[DATASET SECTION]:
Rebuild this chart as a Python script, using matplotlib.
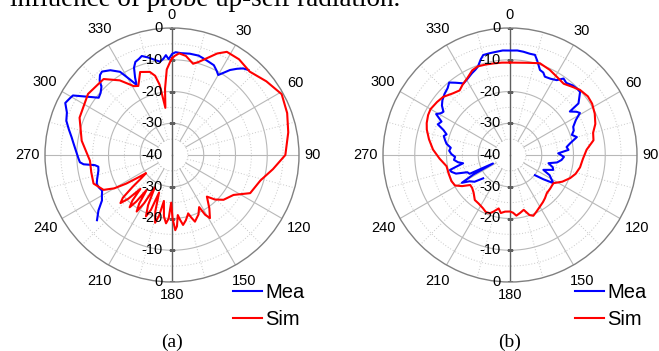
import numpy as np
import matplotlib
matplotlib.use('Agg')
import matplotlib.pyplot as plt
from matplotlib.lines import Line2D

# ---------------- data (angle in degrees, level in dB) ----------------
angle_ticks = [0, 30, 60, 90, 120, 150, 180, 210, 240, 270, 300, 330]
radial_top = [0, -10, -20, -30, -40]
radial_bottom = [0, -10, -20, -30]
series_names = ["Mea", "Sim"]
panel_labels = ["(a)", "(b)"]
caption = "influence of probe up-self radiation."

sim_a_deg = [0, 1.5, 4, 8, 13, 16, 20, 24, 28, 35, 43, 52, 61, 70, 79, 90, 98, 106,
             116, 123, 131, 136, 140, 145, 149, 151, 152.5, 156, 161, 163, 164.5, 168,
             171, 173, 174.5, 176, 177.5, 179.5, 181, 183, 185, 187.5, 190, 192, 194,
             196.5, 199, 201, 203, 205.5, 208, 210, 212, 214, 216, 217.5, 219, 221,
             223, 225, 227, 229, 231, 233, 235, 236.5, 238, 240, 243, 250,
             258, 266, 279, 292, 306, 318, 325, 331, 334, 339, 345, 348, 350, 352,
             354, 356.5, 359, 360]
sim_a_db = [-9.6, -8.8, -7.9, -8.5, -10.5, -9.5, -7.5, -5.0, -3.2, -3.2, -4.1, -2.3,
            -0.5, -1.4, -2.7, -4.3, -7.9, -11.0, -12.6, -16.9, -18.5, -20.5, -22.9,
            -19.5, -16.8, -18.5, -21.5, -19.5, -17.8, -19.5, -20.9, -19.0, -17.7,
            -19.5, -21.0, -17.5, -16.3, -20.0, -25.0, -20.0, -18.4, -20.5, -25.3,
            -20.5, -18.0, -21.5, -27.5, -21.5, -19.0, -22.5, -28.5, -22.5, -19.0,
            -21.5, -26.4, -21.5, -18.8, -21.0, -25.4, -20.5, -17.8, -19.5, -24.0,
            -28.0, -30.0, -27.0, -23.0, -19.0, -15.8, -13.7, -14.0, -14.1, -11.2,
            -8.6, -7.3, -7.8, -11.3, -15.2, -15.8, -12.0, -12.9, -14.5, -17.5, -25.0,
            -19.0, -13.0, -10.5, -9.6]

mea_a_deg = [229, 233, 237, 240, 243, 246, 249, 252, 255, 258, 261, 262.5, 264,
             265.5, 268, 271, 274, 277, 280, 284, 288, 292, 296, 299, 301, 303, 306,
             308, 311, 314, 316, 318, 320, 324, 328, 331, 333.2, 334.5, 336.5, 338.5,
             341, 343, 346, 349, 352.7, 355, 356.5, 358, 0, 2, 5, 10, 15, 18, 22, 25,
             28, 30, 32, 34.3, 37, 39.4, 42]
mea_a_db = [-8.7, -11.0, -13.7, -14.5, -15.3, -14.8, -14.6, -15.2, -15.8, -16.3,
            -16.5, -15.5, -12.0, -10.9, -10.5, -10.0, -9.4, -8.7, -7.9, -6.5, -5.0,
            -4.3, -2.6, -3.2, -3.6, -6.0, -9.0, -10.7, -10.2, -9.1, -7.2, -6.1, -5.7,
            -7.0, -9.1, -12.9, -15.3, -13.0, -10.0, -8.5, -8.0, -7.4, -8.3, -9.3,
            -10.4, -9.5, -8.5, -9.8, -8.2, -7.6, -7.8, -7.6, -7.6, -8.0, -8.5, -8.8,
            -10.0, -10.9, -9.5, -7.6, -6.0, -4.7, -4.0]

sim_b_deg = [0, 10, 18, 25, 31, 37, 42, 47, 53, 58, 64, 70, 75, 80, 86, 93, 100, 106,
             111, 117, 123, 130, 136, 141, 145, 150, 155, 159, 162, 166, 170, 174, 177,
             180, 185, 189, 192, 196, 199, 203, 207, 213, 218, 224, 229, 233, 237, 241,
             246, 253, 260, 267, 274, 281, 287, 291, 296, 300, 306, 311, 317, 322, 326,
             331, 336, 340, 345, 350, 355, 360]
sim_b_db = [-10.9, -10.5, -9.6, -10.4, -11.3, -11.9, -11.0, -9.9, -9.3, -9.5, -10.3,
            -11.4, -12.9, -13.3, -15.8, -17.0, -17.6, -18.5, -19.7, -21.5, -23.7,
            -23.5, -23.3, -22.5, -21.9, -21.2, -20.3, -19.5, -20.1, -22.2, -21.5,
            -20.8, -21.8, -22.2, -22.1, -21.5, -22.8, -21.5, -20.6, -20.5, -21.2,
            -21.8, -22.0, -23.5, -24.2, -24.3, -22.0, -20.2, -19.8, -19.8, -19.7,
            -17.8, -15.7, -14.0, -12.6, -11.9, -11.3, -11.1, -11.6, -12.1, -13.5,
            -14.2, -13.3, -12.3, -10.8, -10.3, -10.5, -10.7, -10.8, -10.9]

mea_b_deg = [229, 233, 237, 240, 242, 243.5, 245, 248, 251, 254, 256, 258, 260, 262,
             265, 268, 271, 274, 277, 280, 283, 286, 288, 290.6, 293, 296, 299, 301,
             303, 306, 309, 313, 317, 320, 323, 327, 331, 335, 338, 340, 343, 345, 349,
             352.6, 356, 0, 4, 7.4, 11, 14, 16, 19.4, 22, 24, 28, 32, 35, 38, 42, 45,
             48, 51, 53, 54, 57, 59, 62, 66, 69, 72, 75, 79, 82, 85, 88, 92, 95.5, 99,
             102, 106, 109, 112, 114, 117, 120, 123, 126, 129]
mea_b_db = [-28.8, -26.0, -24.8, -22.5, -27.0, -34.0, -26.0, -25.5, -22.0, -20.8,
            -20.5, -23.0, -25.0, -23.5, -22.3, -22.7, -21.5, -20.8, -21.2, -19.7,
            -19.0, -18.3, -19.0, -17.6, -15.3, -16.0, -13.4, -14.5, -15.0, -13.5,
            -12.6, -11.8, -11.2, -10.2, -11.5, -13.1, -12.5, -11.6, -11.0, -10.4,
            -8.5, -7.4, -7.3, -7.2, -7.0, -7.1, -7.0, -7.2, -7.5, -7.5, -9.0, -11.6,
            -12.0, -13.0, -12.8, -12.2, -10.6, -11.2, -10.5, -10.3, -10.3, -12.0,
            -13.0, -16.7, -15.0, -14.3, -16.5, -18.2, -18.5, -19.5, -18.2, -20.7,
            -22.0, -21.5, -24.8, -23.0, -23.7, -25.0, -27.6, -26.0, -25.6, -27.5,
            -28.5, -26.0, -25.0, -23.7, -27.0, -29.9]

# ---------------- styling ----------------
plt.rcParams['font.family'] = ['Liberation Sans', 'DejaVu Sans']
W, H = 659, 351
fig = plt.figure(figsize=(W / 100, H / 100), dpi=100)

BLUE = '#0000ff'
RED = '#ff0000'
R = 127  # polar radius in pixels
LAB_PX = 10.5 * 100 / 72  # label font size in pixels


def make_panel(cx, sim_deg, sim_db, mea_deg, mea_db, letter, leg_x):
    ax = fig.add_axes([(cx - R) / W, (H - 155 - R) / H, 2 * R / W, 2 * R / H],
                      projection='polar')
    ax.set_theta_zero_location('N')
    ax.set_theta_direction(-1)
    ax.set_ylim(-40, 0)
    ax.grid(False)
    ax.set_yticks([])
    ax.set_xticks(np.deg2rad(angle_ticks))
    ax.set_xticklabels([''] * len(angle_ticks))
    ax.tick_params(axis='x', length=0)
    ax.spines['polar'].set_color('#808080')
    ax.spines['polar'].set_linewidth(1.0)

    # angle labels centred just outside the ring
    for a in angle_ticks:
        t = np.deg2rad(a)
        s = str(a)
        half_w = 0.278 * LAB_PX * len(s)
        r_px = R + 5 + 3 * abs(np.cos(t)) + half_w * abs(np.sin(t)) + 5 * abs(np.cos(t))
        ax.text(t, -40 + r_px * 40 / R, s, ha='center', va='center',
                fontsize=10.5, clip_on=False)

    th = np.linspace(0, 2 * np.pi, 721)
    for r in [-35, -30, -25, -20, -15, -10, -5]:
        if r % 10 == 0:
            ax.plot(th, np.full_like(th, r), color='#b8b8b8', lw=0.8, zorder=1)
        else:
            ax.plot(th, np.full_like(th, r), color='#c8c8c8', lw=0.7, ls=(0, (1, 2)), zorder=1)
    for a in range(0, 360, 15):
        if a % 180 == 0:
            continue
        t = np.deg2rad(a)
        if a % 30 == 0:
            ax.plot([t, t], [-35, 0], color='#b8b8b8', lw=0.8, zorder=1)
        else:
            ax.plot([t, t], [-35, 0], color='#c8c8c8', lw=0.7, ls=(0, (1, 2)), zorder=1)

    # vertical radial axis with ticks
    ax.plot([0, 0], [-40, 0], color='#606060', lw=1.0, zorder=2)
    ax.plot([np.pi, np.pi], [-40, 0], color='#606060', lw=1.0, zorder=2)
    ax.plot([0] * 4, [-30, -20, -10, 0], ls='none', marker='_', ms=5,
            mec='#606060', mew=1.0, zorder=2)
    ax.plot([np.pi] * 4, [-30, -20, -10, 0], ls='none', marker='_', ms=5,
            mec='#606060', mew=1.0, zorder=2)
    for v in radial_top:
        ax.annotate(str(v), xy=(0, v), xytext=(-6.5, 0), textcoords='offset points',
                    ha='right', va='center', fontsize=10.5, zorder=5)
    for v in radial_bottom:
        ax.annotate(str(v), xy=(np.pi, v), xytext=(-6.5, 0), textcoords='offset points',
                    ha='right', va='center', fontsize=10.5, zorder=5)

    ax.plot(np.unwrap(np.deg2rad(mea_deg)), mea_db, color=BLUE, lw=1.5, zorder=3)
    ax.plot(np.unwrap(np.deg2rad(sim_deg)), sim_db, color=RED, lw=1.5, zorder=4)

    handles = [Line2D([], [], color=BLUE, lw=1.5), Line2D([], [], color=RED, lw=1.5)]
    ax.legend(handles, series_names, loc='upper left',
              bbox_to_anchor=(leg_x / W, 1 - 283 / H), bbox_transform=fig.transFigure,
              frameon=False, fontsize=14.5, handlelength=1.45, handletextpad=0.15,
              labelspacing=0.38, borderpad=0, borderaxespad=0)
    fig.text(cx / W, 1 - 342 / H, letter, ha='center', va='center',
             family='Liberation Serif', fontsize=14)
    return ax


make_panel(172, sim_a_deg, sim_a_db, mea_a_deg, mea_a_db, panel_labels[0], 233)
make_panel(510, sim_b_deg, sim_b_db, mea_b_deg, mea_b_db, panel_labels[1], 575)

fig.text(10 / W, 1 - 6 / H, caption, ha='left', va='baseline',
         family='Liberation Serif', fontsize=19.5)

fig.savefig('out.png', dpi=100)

[CHALLENGE]:
Give again, exactly, the lines from the start of the data through the one holding "from matplotlib.lines import Line2D"; omit the pictures.

[RESPONSE TO THE EXERCISE]:
Rebuild this chart as a Python script, using matplotlib.
import numpy as np
import matplotlib
matplotlib.use('Agg')
import matplotlib.pyplot as plt
from matplotlib.lines import Line2D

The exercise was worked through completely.